You have to pick a range of IPs for the router`s clients.
How do you know that your choices won`t conflict with other
hosts in their organization?
> TLD readers decided to stray from the router we had delivered with the
> units they had purchased. The people who had to do the measurements
> (sometimes 1000+ a day) had no access to the corporate router so someone
> there had set some fixed IP addresses for our devices on their
> network, not behind the router we supplied. Things worked - until they
> did not.
> They started to call "your device won`t boot at times".
> "Does the LED always indicate the unit did get an IP address?"
> "Yes it does."
> Well does it always boot behind the router we supplied?
> "Hmm let us test... Yes it does"
There is ALWAYS an advantage to be had from having a known,
working configuration that you can coax the user back to
trying.
But, getting from there to something that fits *his* needs
can be problematic (as above).
> [Most likely this was yet another sabotage against our devices at
> this customer (they have no legit second dhcp server there so someone
> must have set one up, the problems started some time after they changed
> routers and well, they have a history of sabotage attempts there, there
> was physical evidence for that).]
>
> If a design can afford a cheap router just include one and save yourself
> all the headache (that to the OP). Other than that, you are stuck to
> my other solution, which works - just technically, I saw no evidence
> anyone used it ever. People either can do what it takes with their
> router/network or they use the router we supply.

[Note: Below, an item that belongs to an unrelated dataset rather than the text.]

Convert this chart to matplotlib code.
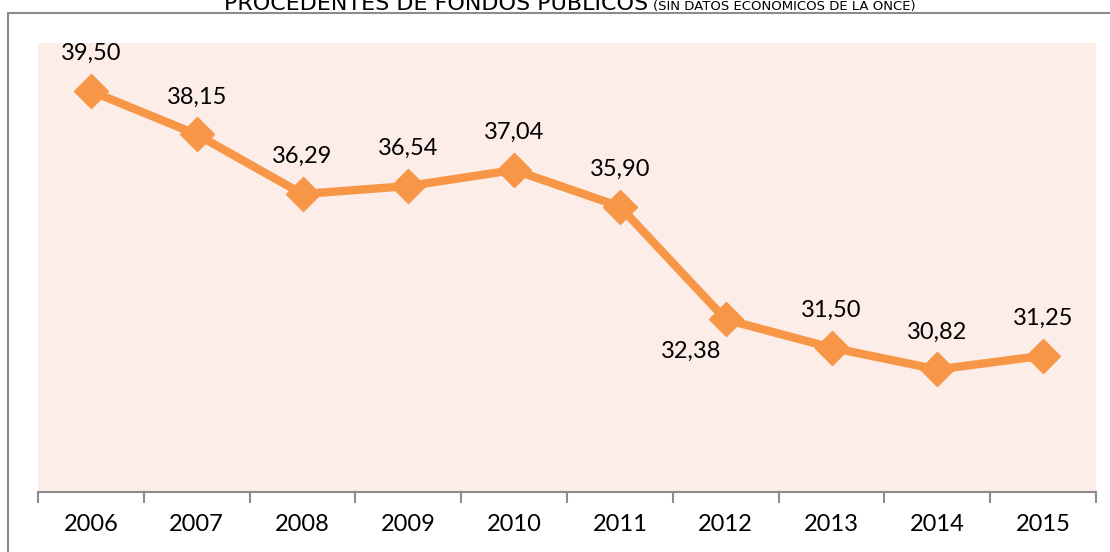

I think the best approach for bootstrapping headless devices,
*today* would be to embed BLE (severely range constrained) or,
preferably, NFC in the device and kludge an interface that can
rely on something (app) present in all/most cell phones to bridge
the gap to a "familiar" UI.
But, this will still only address the one-off sites. Handling
hundreds or thousands of devices (as is my bootstrap case) will
always be a challenge -- esp if no techies around to deal with it!